Datenschutzrechtliche Anforderungen an die Verarbeitung von Gesundheitsdaten sind Marktverhaltensregeln i.S.d. § 3a UWG
Sowohl nach der Auffassung des BGH als auch nach der Auffassung des Berufungsgerichts sind die Anforderungen, welche die DSGVO an die Verarbeitung von Gesundheitsdaten stellt, als Marktverhaltensregeln im Sinne des § 3a UWG anzusehen. Ein Verstoß gegen diese Vorschriften sei außerdem geeignet, die Interessen von Verbrauchern im Sinne von § 3a UWG spürbar zu beeinträchtigen. Dementsprechend sollen Mitbewerber gemäß § 8 Abs. 3 Nr. 1 UWG berechtigt sein, wettbewerbsrechtliche Ansprüche auf dem Klageweg durchzusetzen. Anders hatte das noch das LG Magdeburg in 1. Instanz gesehen.
Diese Auffassung des BGH spiegelt die Rechtsprechung des EuGH wider, der mit seinem Urteil vom 4. Oktober 2024 klargestellt hat, dass die in Kapitel VIII der DSGVO enthaltenen Regelungen zur Durchsetzung der datenschutzrechtlichen Bestimmungen nicht abschließend seien. Sie stünden Vorschriften des deutschen Rechts nicht entgegen, die einem Mitbewerber die Befugnis einräumen, wegen Verstößen gegen Vorschriften zum Schutz personenbezogener Daten nach der DSGVO gegen den Verletzer Klage zu erheben.
Wichtig:
Der BGH spricht sich gerade nicht gegen die grundsätzliche Vertriebsmöglichkeit von apothekenpflichtigen Arzneimitteln über Internet-Plattformen wie Amazon aus, solange die Arzneimittelabgabe institutionell allein durch den Apotheker erfolgt. Wird ein solcher Vertriebsweg gewählt, müssen aber die besonderen, für apothekenpflichtige Arzneimittel geltenden Anforderungen beachtet werden.

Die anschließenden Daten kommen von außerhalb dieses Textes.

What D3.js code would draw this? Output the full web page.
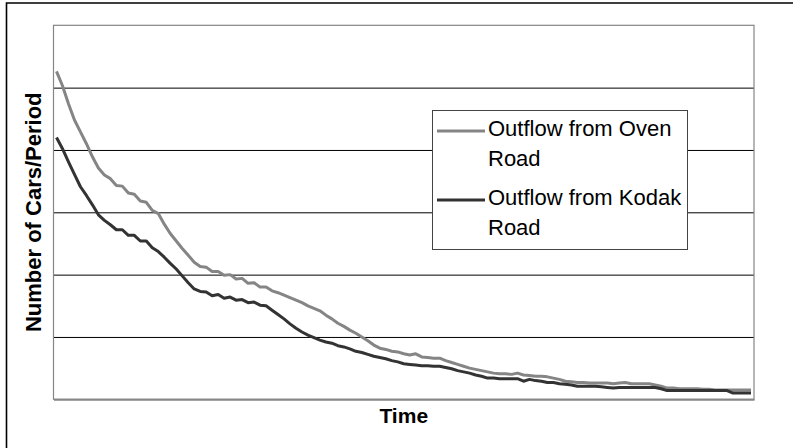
<!DOCTYPE html>
<html>
<head>
<meta charset="utf-8">
<script src="https://cdn.jsdelivr.net/npm/d3@7"></script>
<style>
  html, body { margin: 0; padding: 0; background: #fff; }
  svg { display: block; }
  text { font-family: "Liberation Sans", Arial, sans-serif; }
</style>
</head>
<body>
<svg id="chart" width="793" height="448"></svg>
<script>
// ---- data (cars per period) ----
const seriesNames = ["Outflow from Oven Road", "Outflow from Kodak Road"];
const ovenRoad = [
  52.6,50.3,47.4,44.8,42.9,41.0,38.9,37.1,36.0,35.4,
  34.3,34.2,33.1,32.9,31.8,31.6,30.3,29.8,28.1,26.6,
  25.4,24.2,23.1,22.0,21.3,21.2,20.5,20.5,19.9,20.0,
  19.3,19.4,18.6,18.7,18.0,18.0,17.4,17.1,16.7,16.3,
  15.9,15.5,15.0,14.6,14.2,13.5,12.9,12.2,11.7,11.1,
  10.6,10.0,9.4,8.7,8.2,8.0,7.7,7.6,7.3,7.1,
  7.3,6.8,6.7,6.6,6.6,6.2,5.9,5.6,5.3,5.0,
  4.8,4.6,4.4,4.2,4.1,4.1,4.0,4.2,3.9,3.8,
  3.7,3.7,3.6,3.4,3.2,2.9,2.8,2.7,2.7,2.6,
  2.6,2.6,2.6,2.5,2.6,2.7,2.5,2.5,2.5,2.5,
  2.3,2.1,1.8,1.8,1.7,1.7,1.7,1.7,1.6,1.6,
  1.5,1.5,1.5,1.5,1.5,1.5,1.5
];
const kodakRoad = [
  42.0,40.2,38.1,36.1,34.1,32.7,31.2,29.6,28.7,28.0,
  27.2,27.2,26.3,26.3,25.4,25.4,24.3,23.7,22.8,21.8,
  20.9,19.8,18.7,17.7,17.3,17.2,16.6,16.8,16.2,16.4,
  15.9,16.0,15.5,15.6,15.1,15.0,14.3,13.6,12.9,12.1,
  11.4,10.8,10.3,9.9,9.5,9.2,9.0,8.6,8.4,8.1,
  7.7,7.5,7.2,6.9,6.7,6.5,6.2,6.0,5.7,5.6,
  5.5,5.4,5.4,5.3,5.3,5.1,4.9,4.6,4.4,4.2,
  3.9,3.7,3.4,3.4,3.3,3.3,3.3,3.3,2.9,3.2,
  3.0,2.9,2.7,2.7,2.5,2.4,2.3,2.1,2.1,2.1,
  2.1,2.0,1.9,1.8,1.9,1.9,1.9,1.9,1.9,1.9,
  1.9,1.7,1.4,1.4,1.4,1.4,1.4,1.4,1.4,1.4,
  1.4,1.4,1.4,1.0,1.0,1.0,1.0
];
const gridValues = [10, 20, 30, 40, 50];
const yMax = 60;
const xTitle = "Time";
const yTitle = "Number of Cars/Period";

// ---- layout ----
const svg = d3.select("#chart");
const pLeft = 53.5, pRight = 754, pTop = 25.3, pBottom = 399.3;
const n = ovenRoad.length;

const x = d3.scaleLinear().domain([-0.5, n - 0.5]).range([pLeft, pRight]);
const y = d3.scaleLinear().domain([0, yMax]).range([pBottom, pTop]);

// outer frame (extends past the bottom/right edge)
svg.append("path")
  .attr("d", `M6.5,460 V3 H800`)
  .attr("fill", "none").attr("stroke", "#000").attr("stroke-width", 1.6);

// gridlines via axis
const grid = svg.append("g")
  .attr("transform", `translate(${pLeft},0)`)
  .call(d3.axisLeft(y).tickValues(gridValues).tickSize(-(pRight - pLeft)).tickFormat(""));
grid.select(".domain").remove();
grid.selectAll(".tick line").attr("stroke", "#000").attr("stroke-width", 1);

// plot area border (gray)
svg.append("rect")
  .attr("x", pLeft).attr("y", pTop)
  .attr("width", pRight - pLeft).attr("height", pBottom - pTop)
  .attr("fill", "none").attr("stroke", "#868686").attr("stroke-width", 1.2);

// bottom axis line
svg.append("g")
  .attr("transform", `translate(0,${pBottom})`)
  .call(d3.axisBottom(x).tickValues([]).tickSize(0))
  .select(".domain").attr("stroke", "#868686").attr("stroke-width", 2);

// lines
const line = d3.line().x((d, i) => x(i)).y(d => y(d));
const colors = ["#858585", "#333333"];
[ovenRoad, kodakRoad].forEach((s, k) => {
  svg.append("path")
    .datum(s)
    .attr("d", line)
    .attr("fill", "none")
    .attr("stroke", colors[k])
    .attr("stroke-width", 3)
    .attr("stroke-linejoin", "round");
});

// axis titles
svg.append("text")
  .attr("x", (pLeft + pRight) / 2).attr("y", 423)
  .attr("text-anchor", "middle")
  .attr("font-size", 21).attr("font-weight", "bold")
  .text(xTitle);

svg.append("text")
  .attr("transform", `translate(41,${(pTop + pBottom) / 2}) rotate(-90)`)
  .attr("text-anchor", "middle")
  .attr("font-size", 22).attr("font-weight", "bold")
  .text(yTitle);

// legend
const lg = svg.append("g");
lg.append("rect")
  .attr("x", 432.5).attr("y", 110.5).attr("width", 255).attr("height", 139)
  .attr("fill", "#fff").attr("stroke", "#444").attr("stroke-width", 1);
const legendRows = [
  { lines: ["Outflow from Oven", "Road"], y: 135.5, sample: 131 },
  { lines: ["Outflow from Kodak", "Road"], y: 204.5, sample: 200 }
];
legendRows.forEach((r, k) => {
  lg.append("line")
    .attr("x1", 437).attr("x2", 485)
    .attr("y1", r.sample).attr("y2", r.sample)
    .attr("stroke", colors[k]).attr("stroke-width", 3);
  r.lines.forEach((t, j) => {
    lg.append("text")
      .attr("x", 488).attr("y", r.y + j * 30)
      .attr("font-size", 22)
      .attr("fill", "#000")
      .text(t);
  });
});
</script>
</body>
</html>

Zu berücksichtigen ist hier zum einen das grundlegende Erfordernis einer Apotheken- und Versandhandelserlaubnis, zum anderen aber eben auch die Datenschutzanforderungen für Gesundheitsdaten, wonach insbesondere eine ausdrückliche Einwilligung des Kunden in die Verarbeitung seiner Gesundheitsdaten für einen bzw. mehrere ausdrücklich festgelegte Zwecke einzuholen ist.